A missed opportunity 

The action was originally scheduled for May 19, but was postponed following the escalation of military tensions between the Indian and Pakistani states. In our view, that earlier decision was a mistake. 

By postponing the strike, the trade union leadership effectively ceded ground to the very nationalist jingoism that the strike could and should have directly challenged. War crises are routinely used by the ruling classes to distract from domestic crises, suppress dissent, rally public opinion behind them and divert anger toward “the enemy across the border.” The unions had a rare opportunity to break through that fog of war with a mass action grounded in class unity and the real grievances of ordinary people. The strike could have then also raised slogans against war, terror, militarism, and against the communal polarisation fanned by Modi’s regime, uniting workers from all faiths against it. 

The delay also partially dampened the momentum that had been building on the ground. Many workers and activists were already mobilising and preparing for May 19. The sudden postponement not only caused confusion but also sent a message that their vital economic and social demands needed to take a backseat to the dominant war-mongering agenda of the government. 

Nonetheless, the July 9 Bharat Bandh showed the depth of frustration bubbling beneath the surface. The mass participation in the strike stands as a rebuke to the recent and much-publicised World Bank report bizarrely ranking India as the fourth most equal country in the world. On the ground, reality could not be further from this fantasy. Skyrocketing prices, job insecurity, mass youth unemployment, rural distress and widespread informalisation of labour have squeezed workers, farmers and their families to the brink. The strike’s turnout was a loud rejection of the myth that the Indian economy is booming for all — when in fact, it is structured to benefit a handful of corporates and cronies, at the expense of the vast majority.

Where is the plan to win?

Yet this was not a one-off event. Wednesday’s Bharat Bandh marked the fourth major general strike in India since 2020, and the 23rd since 1991. Each time, tens of millions answered the call, but despite these spectacular mobilisations, little has changed, and the relentless assault on people’s livelihoods has continued unabated. Why?

The elephant in the room is the crisis at the heart of the trade union movement; many of its leaderships are affiliated with opposition parties that have a record of embracing pro-corporate policies themselves, and treat these strikes as symbolic pressure tactics —not stepping stones toward a sustained and escalating movement. Although the ‘INDIA’ opposition bloc claims to oppose the BJP-led policies at the Centre, several of its constituent parties revealed their true colour on strike day —most notably in West Bengal, where the TMC-led state government unleashed one of the heaviest police crackdowns on protesters, despite Chief Minister Mamata Banerjee rhetorically extending her support to the bandh. In DMK-ruled Tamil Nadu, too, many worker activists were detained.

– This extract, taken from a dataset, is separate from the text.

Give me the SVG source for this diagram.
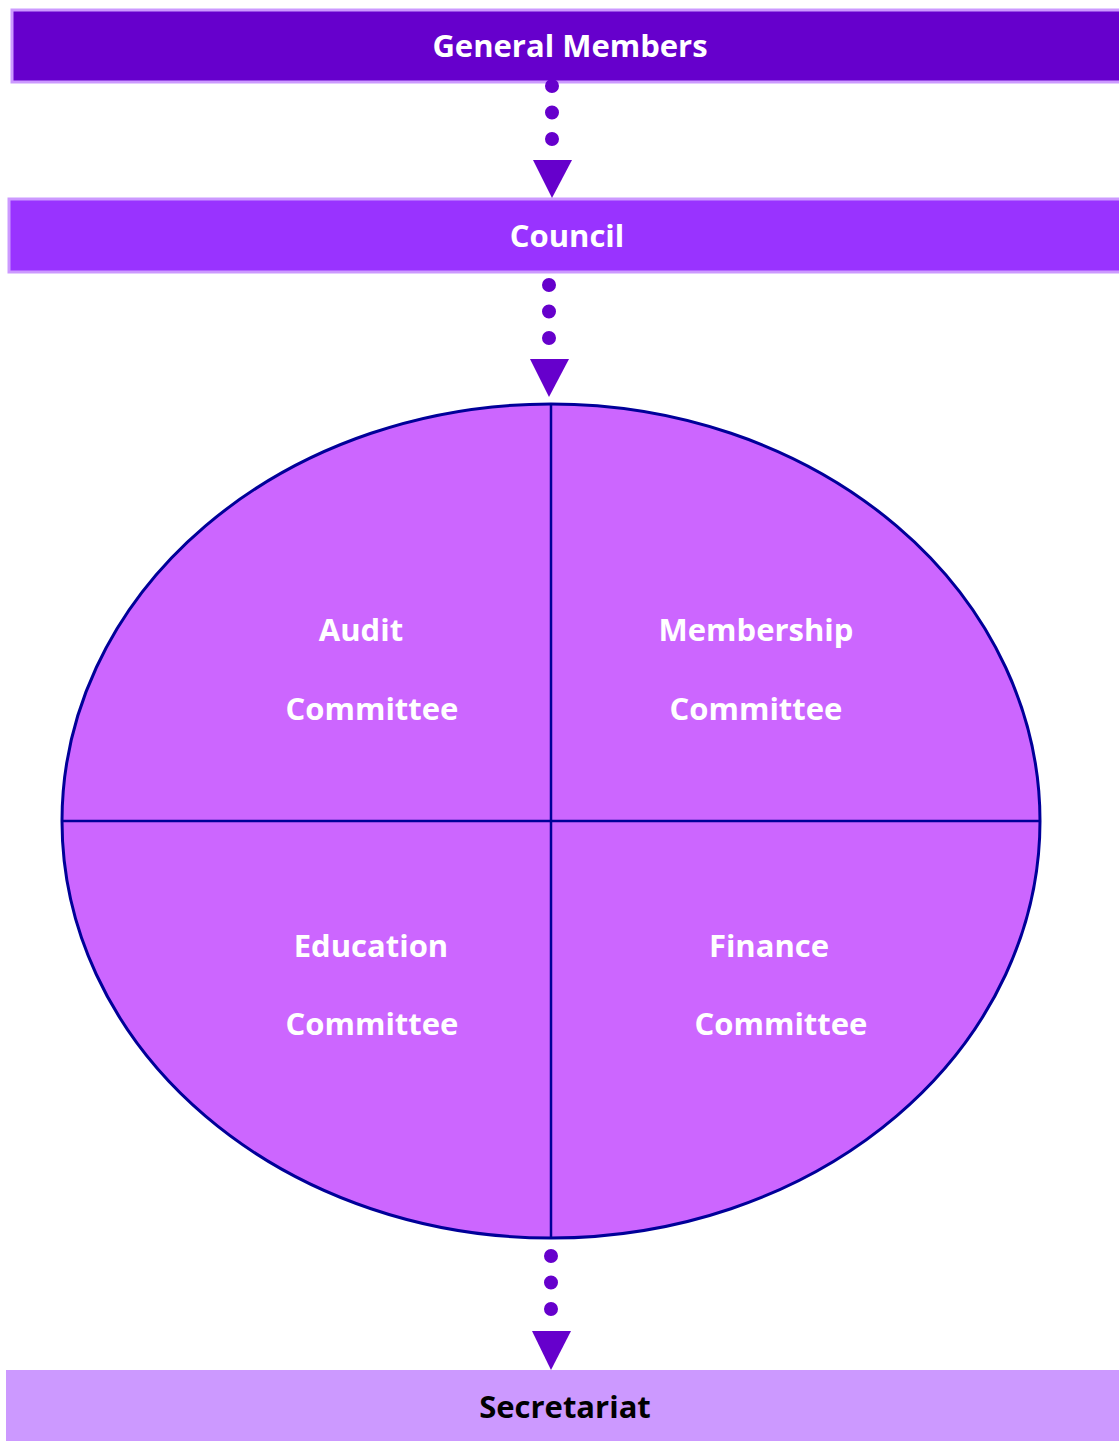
<svg xmlns="http://www.w3.org/2000/svg" width="1119" height="1441" viewBox="0 0 1119 1441">
<style>
.lbl{font-family:"Open Sans","Liberation Sans",sans-serif;font-weight:bold;font-size:31px;text-anchor:middle;fill:#ffffff}
.dark{fill:#000000}
.conn{stroke:#6600cc;stroke-width:14;stroke-linecap:round;stroke-dasharray:0 26.5;fill:none}
.head{fill:#6600cc}
.div{stroke:#000099;stroke-width:2.5}
</style>
<rect width="1119" height="1441" fill="#ffffff"/>
<g id="general-members">
<rect x="12" y="10" width="1112" height="72" fill="#6600cc" stroke="#cc99ff" stroke-width="3"/>
<text class="lbl" x="570" y="57">General Members</text>
</g>
<g id="council">
<rect x="9" y="199" width="1115" height="73" fill="#9933ff" stroke="#cc99ff" stroke-width="3"/>
<text class="lbl" x="567" y="247">Council</text>
</g>
<g id="committees">
<ellipse cx="551" cy="821" rx="489" ry="417" fill="#cc66ff" stroke="#000099" stroke-width="3"/>
<line class="div" x1="551" y1="404" x2="551" y2="1238"/>
<line class="div" x1="62" y1="821" x2="1040" y2="821"/>
<g id="audit"><text class="lbl" x="361" y="641">Audit</text><text class="lbl" x="372" y="720">Committee</text></g>
<g id="membership"><text class="lbl" x="756" y="641">Membership</text><text class="lbl" x="756" y="720">Committee</text></g>
<g id="education"><text class="lbl" x="371" y="957">Education</text><text class="lbl" x="372" y="1035">Committee</text></g>
<g id="finance"><text class="lbl" x="769" y="957">Finance</text><text class="lbl" x="781" y="1035">Committee</text></g>
</g>
<g id="secretariat">
<rect x="6" y="1370" width="1118" height="75" fill="#cc99ff"/>
<text class="lbl dark" x="565" y="1418">Secretariat</text>
</g>
<g id="connectors">
<line class="conn" x1="552" y1="86" x2="552" y2="140"/>
<polygon class="head" points="533,160 572,160 552,198"/>
<line class="conn" x1="549" y1="285" x2="549" y2="339"/>
<polygon class="head" points="530,359 569,359 549,397"/>
<line class="conn" x1="551" y1="1256" x2="551" y2="1311"/>
<polygon class="head" points="532,1331 571,1331 551,1370"/>
</g>
</svg>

Each general strike draws in millions, but is then followed by a long silence. There is no national plan to build rank-and-file strength, no serious effort to link up workplace struggle with community resistance and with wider battles against caste oppression, gender violence, communalism, war, ecological destruction or the erosion of democratic rights. Most crucially, no credible, working class political alternative is being forged that can actually challenge the policies of the ruling class, and capitalism itself. Without that, even the most powerful strikes risk becoming ritualistic — a release valve, rather than a real lever for change.

Still, the determination and energy shown by workers and farmers in this Bharat Bandh proves that the potential for a deeper, more militant resistance exists, and that the Modi government and the capitalist class it serves are vulnerable. What is missing is not resolve from below, but a leadership that is willing to match and harness it —one that arms itself with a longterm fighting strategy, confronts pro-corporate state governments without hesitation, and takes bold steps toward building the independent political force that the working class and the oppressed in India so desperately need.